§ **Recorded data**
————

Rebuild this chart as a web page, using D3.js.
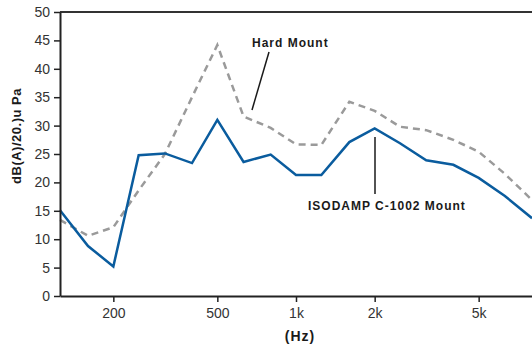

————

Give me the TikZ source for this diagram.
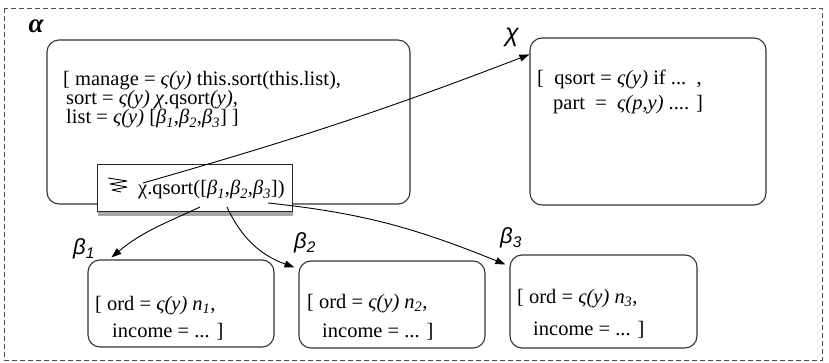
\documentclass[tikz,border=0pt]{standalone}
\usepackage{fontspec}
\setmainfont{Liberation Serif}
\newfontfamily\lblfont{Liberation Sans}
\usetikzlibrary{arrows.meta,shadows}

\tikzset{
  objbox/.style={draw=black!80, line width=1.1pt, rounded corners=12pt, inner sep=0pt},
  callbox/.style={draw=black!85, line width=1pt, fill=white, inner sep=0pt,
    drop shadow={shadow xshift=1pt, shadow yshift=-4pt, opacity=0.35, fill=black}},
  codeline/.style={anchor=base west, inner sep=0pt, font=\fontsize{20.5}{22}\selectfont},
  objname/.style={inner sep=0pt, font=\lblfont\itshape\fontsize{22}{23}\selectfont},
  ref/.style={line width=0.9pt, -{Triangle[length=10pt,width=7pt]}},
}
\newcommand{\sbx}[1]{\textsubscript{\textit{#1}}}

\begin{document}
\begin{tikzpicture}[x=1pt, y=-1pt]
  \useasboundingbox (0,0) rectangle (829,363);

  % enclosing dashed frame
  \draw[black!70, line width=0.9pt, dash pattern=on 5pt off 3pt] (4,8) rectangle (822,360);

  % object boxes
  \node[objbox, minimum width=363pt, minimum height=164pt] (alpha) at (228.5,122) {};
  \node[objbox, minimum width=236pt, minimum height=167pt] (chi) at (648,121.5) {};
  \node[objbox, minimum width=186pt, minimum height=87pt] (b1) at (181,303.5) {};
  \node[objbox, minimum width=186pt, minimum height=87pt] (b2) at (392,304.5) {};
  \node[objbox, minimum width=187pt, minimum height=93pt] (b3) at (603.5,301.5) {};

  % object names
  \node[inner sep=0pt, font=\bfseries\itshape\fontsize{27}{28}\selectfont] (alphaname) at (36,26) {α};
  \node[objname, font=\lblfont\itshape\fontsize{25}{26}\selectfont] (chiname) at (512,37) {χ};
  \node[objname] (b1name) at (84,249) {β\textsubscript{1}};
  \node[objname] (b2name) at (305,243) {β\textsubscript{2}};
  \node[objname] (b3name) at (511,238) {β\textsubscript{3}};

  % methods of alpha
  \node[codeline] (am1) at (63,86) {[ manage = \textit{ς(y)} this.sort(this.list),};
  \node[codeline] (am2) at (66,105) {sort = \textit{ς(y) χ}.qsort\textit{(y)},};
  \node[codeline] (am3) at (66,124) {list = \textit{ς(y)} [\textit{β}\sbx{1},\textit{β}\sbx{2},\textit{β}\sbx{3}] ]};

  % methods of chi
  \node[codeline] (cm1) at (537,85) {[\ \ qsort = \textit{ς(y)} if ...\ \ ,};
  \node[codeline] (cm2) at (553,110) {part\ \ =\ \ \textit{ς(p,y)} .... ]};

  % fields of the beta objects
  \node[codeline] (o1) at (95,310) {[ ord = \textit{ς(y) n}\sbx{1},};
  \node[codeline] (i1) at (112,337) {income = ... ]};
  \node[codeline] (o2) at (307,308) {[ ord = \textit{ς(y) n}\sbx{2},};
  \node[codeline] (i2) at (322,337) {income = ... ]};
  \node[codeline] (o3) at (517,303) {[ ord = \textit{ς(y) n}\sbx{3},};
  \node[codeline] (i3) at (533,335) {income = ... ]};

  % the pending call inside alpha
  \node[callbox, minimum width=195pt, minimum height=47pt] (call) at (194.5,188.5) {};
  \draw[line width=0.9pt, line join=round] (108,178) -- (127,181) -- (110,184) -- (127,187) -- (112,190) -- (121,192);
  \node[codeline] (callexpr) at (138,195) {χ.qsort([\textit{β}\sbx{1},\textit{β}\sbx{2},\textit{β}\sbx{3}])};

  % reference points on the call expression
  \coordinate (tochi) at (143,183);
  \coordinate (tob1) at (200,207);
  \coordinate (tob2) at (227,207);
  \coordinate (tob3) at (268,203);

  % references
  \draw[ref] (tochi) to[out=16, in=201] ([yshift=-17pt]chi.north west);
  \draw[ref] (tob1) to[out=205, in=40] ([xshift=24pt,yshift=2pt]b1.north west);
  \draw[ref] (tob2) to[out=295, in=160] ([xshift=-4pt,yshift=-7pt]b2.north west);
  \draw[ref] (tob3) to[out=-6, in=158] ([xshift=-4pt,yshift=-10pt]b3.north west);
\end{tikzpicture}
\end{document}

————

§ **What is expected**
Among the entries above, take the lines from the one with "Give me the TikZ source for this diagram." through the one with "(4,8) rectangle (822,360);" and retype them exactly, leaving out the pictures.

§ **Exercise result**
Give me the TikZ source for this diagram.
\documentclass[tikz,border=0pt]{standalone}
\usepackage{fontspec}
\setmainfont{Liberation Serif}
\newfontfamily\lblfont{Liberation Sans}
\usetikzlibrary{arrows.meta,shadows}

\tikzset{
  objbox/.style={draw=black!80, line width=1.1pt, rounded corners=12pt, inner sep=0pt},
  callbox/.style={draw=black!85, line width=1pt, fill=white, inner sep=0pt,
    drop shadow={shadow xshift=1pt, shadow yshift=-4pt, opacity=0.35, fill=black}},
  codeline/.style={anchor=base west, inner sep=0pt, font=\fontsize{20.5}{22}\selectfont},
  objname/.style={inner sep=0pt, font=\lblfont\itshape\fontsize{22}{23}\selectfont},
  ref/.style={line width=0.9pt, -{Triangle[length=10pt,width=7pt]}},
}
\newcommand{\sbx}[1]{\textsubscript{\textit{#1}}}

\begin{document}
\begin{tikzpicture}[x=1pt, y=-1pt]
  \useasboundingbox (0,0) rectangle (829,363);

  % enclosing dashed frame
  \draw[black!70, line width=0.9pt, dash pattern=on 5pt off 3pt] (4,8) rectangle (822,360);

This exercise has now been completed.